Repeat each record below exactly, dropping the pictures.

RECORDS SUPPLIED:
================

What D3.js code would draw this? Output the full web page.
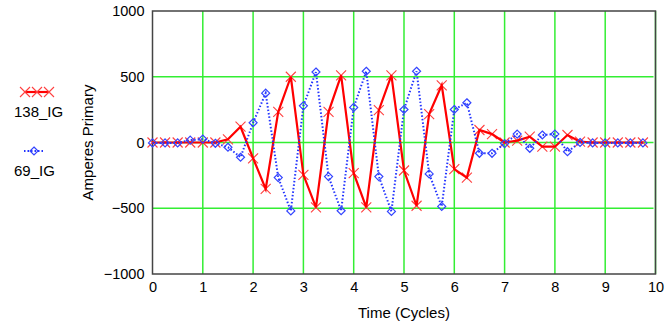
<!DOCTYPE html>
<html>
<head>
<meta charset="utf-8">
<script src="https://cdn.jsdelivr.net/npm/d3@7"></script>
<style>
  body { margin: 0; background: #fff; }
  text { font-family: "Liberation Sans", Arial, sans-serif; fill: #000; }
</style>
</head>
<body>
<svg id="chart" width="670" height="326"></svg>
<script>
// time in cycles, 4 samples per cycle
const times = d3.range(40).map(i => i * 0.25);

const ig138 = [0, 0, 0, 0, 0, 0, 24, 120, -120, -353,
  233, 500, -246, -494, 233, 511, -233, -494, 246, 511,
  -213, -481, 216, 435, -203, -267, 95, 64, 0, 14,
  44, -32, -32, 57, 6, 0, 0, 0, 0, 0];
const ig69 = [-3, -3, -3, 18, 26, -6, -36, -112, 150, 375,
  -267, -520, 279, 536, -259, -519, 267, 542, -259, -524,
  251, 542, -239, -486, 251, 302, -82, -82, -8, 64,
  -44, 57, 64, -70, 0, -3, -3, -3, -3, -3];

const xTicks = d3.range(0, 11);
const yTicks = [-1000, -500, 0, 500, 1000];
const seriesNames = ["138_IG", "69_IG"];

const svg = d3.select("#chart");
const x = d3.scaleLinear().domain([0, 10]).range([152.5, 655.5]);
const y = d3.scaleLinear().domain([-1000, 1000]).range([274, 11]);

// grid
const grid = svg.append("g").attr("class", "grid");
grid.selectAll(".vgrid")
  .data(xTicks.filter(d => d > 0))
  .enter().append("line")
  .attr("x1", d => x(d)).attr("x2", d => x(d))
  .attr("y1", y(1000)).attr("y2", y(-1000))
  .attr("stroke", "#33ee33").attr("stroke-width", 1.5);
grid.selectAll(".hgrid")
  .data(yTicks.filter(d => d > -1000 && d < 1000))
  .enter().append("line")
  .attr("x1", x(0)).attr("x2", x(10) - 2)
  .attr("y1", d => y(d)).attr("y2", d => y(d))
  .attr("stroke", "#33ee33").attr("stroke-width", 1.5);

// frame
svg.append("rect")
  .attr("x", x(0)).attr("y", y(1000))
  .attr("width", x(10) - x(0)).attr("height", y(-1000) - y(1000))
  .attr("fill", "none").attr("stroke", "#444").attr("stroke-width", 1.5);

// axes
const yAxis = svg.append("g")
  .attr("transform", `translate(${x(0)},0)`)
  .call(d3.axisLeft(y).tickValues(yTicks).tickFormat(d3.format("d")).tickSize(0).tickPadding(8));
yAxis.select(".domain").remove();
yAxis.selectAll("text").style("font-size", "14.5px").style("font-family", "Liberation Sans, Arial, sans-serif");

const xAxis = svg.append("g")
  .attr("transform", `translate(0,${y(-1000)})`)
  .call(d3.axisBottom(x).tickValues(xTicks).tickSize(0).tickPadding(8));
xAxis.select(".domain").remove();
xAxis.selectAll("text").style("font-size", "14.5px").style("font-family", "Liberation Sans, Arial, sans-serif");

svg.append("text")
  .attr("transform", `translate(93,${y(0)}) rotate(-90)`)
  .attr("text-anchor", "middle")
  .style("font-size", "15px")
  .text("Amperes Primary");

svg.append("text")
  .attr("x", (x(0) + x(10)) / 2).attr("y", 318)
  .attr("text-anchor", "middle")
  .style("font-size", "15px")
  .text("Time (Cycles)");

// series
const redData = times.map((t, i) => ({ t, v: ig138[i] }));
const blueData = times.map((t, i) => ({ t, v: ig69[i] }));

const line = d3.line().x(d => x(d.t)).y(d => y(d.v));

const drawX = (g, cx, cy) => {
  const s = 5;
  g.append("path")
    .attr("d", `M${cx - s},${cy - s}L${cx + s},${cy + s}M${cx - s},${cy + s}L${cx + s},${cy - s}`)
    .attr("stroke", "#ff4040").attr("stroke-width", 1.1).attr("fill", "none");
};
const drawDiamond = (g, cx, cy) => {
  const s = 4;
  g.append("path")
    .attr("d", `M${cx},${cy - s}L${cx + s},${cy}L${cx},${cy + s}L${cx - s},${cy}Z`)
    .attr("stroke", "#3344ff").attr("stroke-width", 1.2).attr("fill", "none");
};

const redG = svg.append("g");
redData.forEach(d => drawX(redG, x(d.t), y(d.v)));
redG.append("path").datum(redData)
  .attr("d", line)
  .attr("fill", "none").attr("stroke", "#ff0000").attr("stroke-width", 2.2);

const blueG = svg.append("g");
blueG.append("path").datum(blueData)
  .attr("d", line)
  .attr("fill", "none").attr("stroke", "#2233ff").attr("stroke-width", 2)
  .attr("stroke-dasharray", "1.5,2");
blueData.forEach(d => drawDiamond(blueG, x(d.t), y(d.v)));

// legend
const leg = svg.append("g");
leg.append("line").attr("x1", 25).attr("x2", 49).attr("y1", 92).attr("y2", 92)
  .attr("stroke", "#ff0000").attr("stroke-width", 2.2);
[25, 37, 49].forEach(cx => drawX(leg, cx, 92));
leg.append("text").attr("x", 14).attr("y", 117).style("font-size", "15px").text(seriesNames[0]);

leg.append("line").attr("x1", 24).attr("x2", 44).attr("y1", 151).attr("y2", 151)
  .attr("stroke", "#2233ff").attr("stroke-width", 2).attr("stroke-dasharray", "1.5,2");
drawDiamond(leg, 34, 151);
leg.append("text").attr("x", 14).attr("y", 176).style("font-size", "15px").text(seriesNames[1]);
</script>
</body>
</html>
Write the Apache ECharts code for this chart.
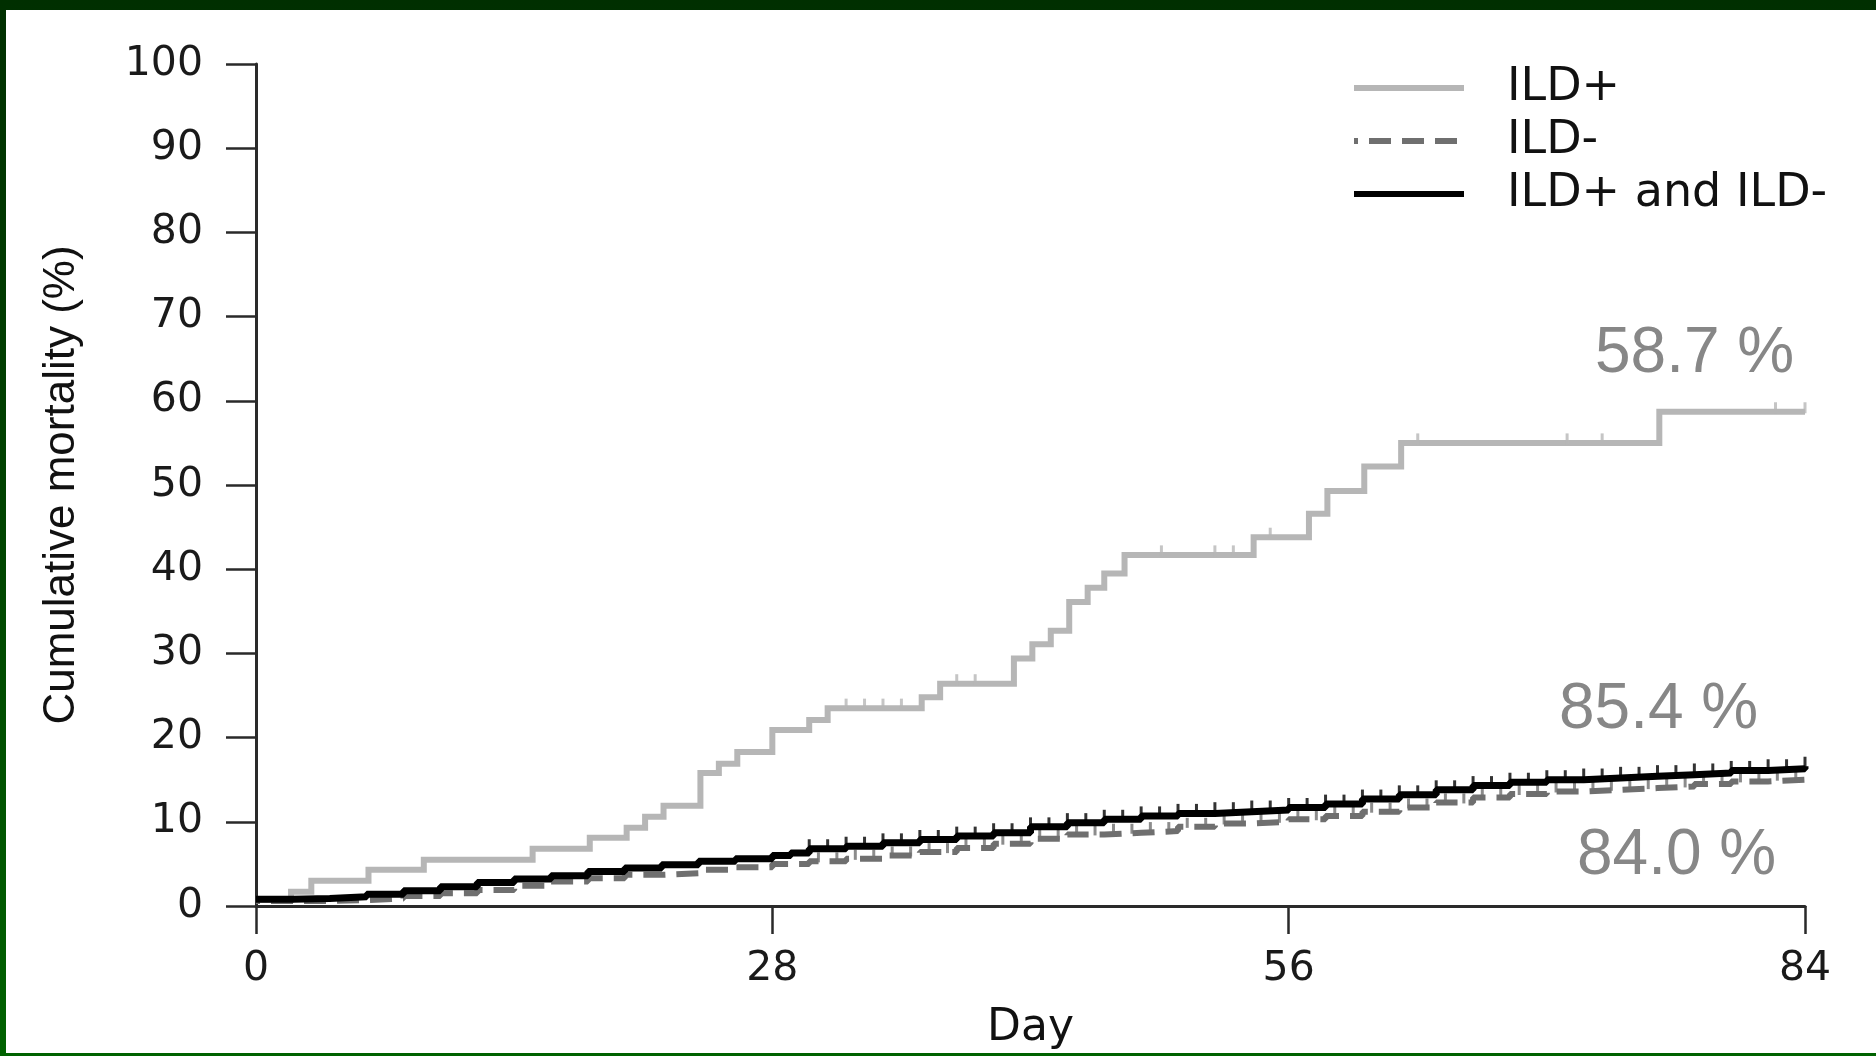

================

RESPONSE BELOW:
What D3.js code would draw this? Output the full web page.
<!DOCTYPE html>
<html>
<head>
<meta charset="utf-8">
<script src="https://cdn.jsdelivr.net/npm/d3@7"></script>
<style>
  body { margin: 0; background: #fff; }
  text { font-family: "Liberation Sans", Arial, sans-serif; fill: #000; }
</style>
</head>
<body>
<svg id="chart" width="670" height="326"></svg>
<script>
// time in cycles, 4 samples per cycle
const times = d3.range(40).map(i => i * 0.25);

const ig138 = [0, 0, 0, 0, 0, 0, 24, 120, -120, -353,
  233, 500, -246, -494, 233, 511, -233, -494, 246, 511,
  -213, -481, 216, 435, -203, -267, 95, 64, 0, 14,
  44, -32, -32, 57, 6, 0, 0, 0, 0, 0];
const ig69 = [-3, -3, -3, 18, 26, -6, -36, -112, 150, 375,
  -267, -520, 279, 536, -259, -519, 267, 542, -259, -524,
  251, 542, -239, -486, 251, 302, -82, -82, -8, 64,
  -44, 57, 64, -70, 0, -3, -3, -3, -3, -3];

const xTicks = d3.range(0, 11);
const yTicks = [-1000, -500, 0, 500, 1000];
const seriesNames = ["138_IG", "69_IG"];

const svg = d3.select("#chart");
const x = d3.scaleLinear().domain([0, 10]).range([152.5, 655.5]);
const y = d3.scaleLinear().domain([-1000, 1000]).range([274, 11]);

// grid
const grid = svg.append("g").attr("class", "grid");
grid.selectAll(".vgrid")
  .data(xTicks.filter(d => d > 0))
  .enter().append("line")
  .attr("x1", d => x(d)).attr("x2", d => x(d))
  .attr("y1", y(1000)).attr("y2", y(-1000))
  .attr("stroke", "#33ee33").attr("stroke-width", 1.5);
grid.selectAll(".hgrid")
  .data(yTicks.filter(d => d > -1000 && d < 1000))
  .enter().append("line")
  .attr("x1", x(0)).attr("x2", x(10) - 2)
  .attr("y1", d => y(d)).attr("y2", d => y(d))
  .attr("stroke", "#33ee33").attr("stroke-width", 1.5);

// frame
svg.append("rect")
  .attr("x", x(0)).attr("y", y(1000))
  .attr("width", x(10) - x(0)).attr("height", y(-1000) - y(1000))
  .attr("fill", "none").attr("stroke", "#444").attr("stroke-width", 1.5);

// axes
const yAxis = svg.append("g")
  .attr("transform", `translate(${x(0)},0)`)
  .call(d3.axisLeft(y).tickValues(yTicks).tickFormat(d3.format("d")).tickSize(0).tickPadding(8));
yAxis.select(".domain").remove();
yAxis.selectAll("text").style("font-size", "14.5px").style("font-family", "Liberation Sans, Arial, sans-serif");

const xAxis = svg.append("g")
  .attr("transform", `translate(0,${y(-1000)})`)
  .call(d3.axisBottom(x).tickValues(xTicks).tickSize(0).tickPadding(8));
xAxis.select(".domain").remove();
xAxis.selectAll("text").style("font-size", "14.5px").style("font-family", "Liberation Sans, Arial, sans-serif");

svg.append("text")
  .attr("transform", `translate(93,${y(0)}) rotate(-90)`)
  .attr("text-anchor", "middle")
  .style("font-size", "15px")
  .text("Amperes Primary");

svg.append("text")
  .attr("x", (x(0) + x(10)) / 2).attr("y", 318)
  .attr("text-anchor", "middle")
  .style("font-size", "15px")
  .text("Time (Cycles)");

// series
const redData = times.map((t, i) => ({ t, v: ig138[i] }));
const blueData = times.map((t, i) => ({ t, v: ig69[i] }));

const line = d3.line().x(d => x(d.t)).y(d => y(d.v));

const drawX = (g, cx, cy) => {
  const s = 5;
  g.append("path")
    .attr("d", `M${cx - s},${cy - s}L${cx + s},${cy + s}M${cx - s},${cy + s}L${cx + s},${cy - s}`)
    .attr("stroke", "#ff4040").attr("stroke-width", 1.1).attr("fill", "none");
};
const drawDiamond = (g, cx, cy) => {
  const s = 4;
  g.append("path")
    .attr("d", `M${cx},${cy - s}L${cx + s},${cy}L${cx},${cy + s}L${cx - s},${cy}Z`)
    .attr("stroke", "#3344ff").attr("stroke-width", 1.2).attr("fill", "none");
};

const redG = svg.append("g");
redData.forEach(d => drawX(redG, x(d.t), y(d.v)));
redG.append("path").datum(redData)
  .attr("d", line)
  .attr("fill", "none").attr("stroke", "#ff0000").attr("stroke-width", 2.2);

const blueG = svg.append("g");
blueG.append("path").datum(blueData)
  .attr("d", line)
  .attr("fill", "none").attr("stroke", "#2233ff").attr("stroke-width", 2)
  .attr("stroke-dasharray", "1.5,2");
blueData.forEach(d => drawDiamond(blueG, x(d.t), y(d.v)));

// legend
const leg = svg.append("g");
leg.append("line").attr("x1", 25).attr("x2", 49).attr("y1", 92).attr("y2", 92)
  .attr("stroke", "#ff0000").attr("stroke-width", 2.2);
[25, 37, 49].forEach(cx => drawX(leg, cx, 92));
leg.append("text").attr("x", 14).attr("y", 117).style("font-size", "15px").text(seriesNames[0]);

leg.append("line").attr("x1", 24).attr("x2", 44).attr("y1", 151).attr("y2", 151)
  .attr("stroke", "#2233ff").attr("stroke-width", 2).attr("stroke-dasharray", "1.5,2");
drawDiamond(leg, 34, 151);
leg.append("text").attr("x", 14).attr("y", 176).style("font-size", "15px").text(seriesNames[1]);
</script>
</body>
</html>
Write the Apache ECharts code for this chart.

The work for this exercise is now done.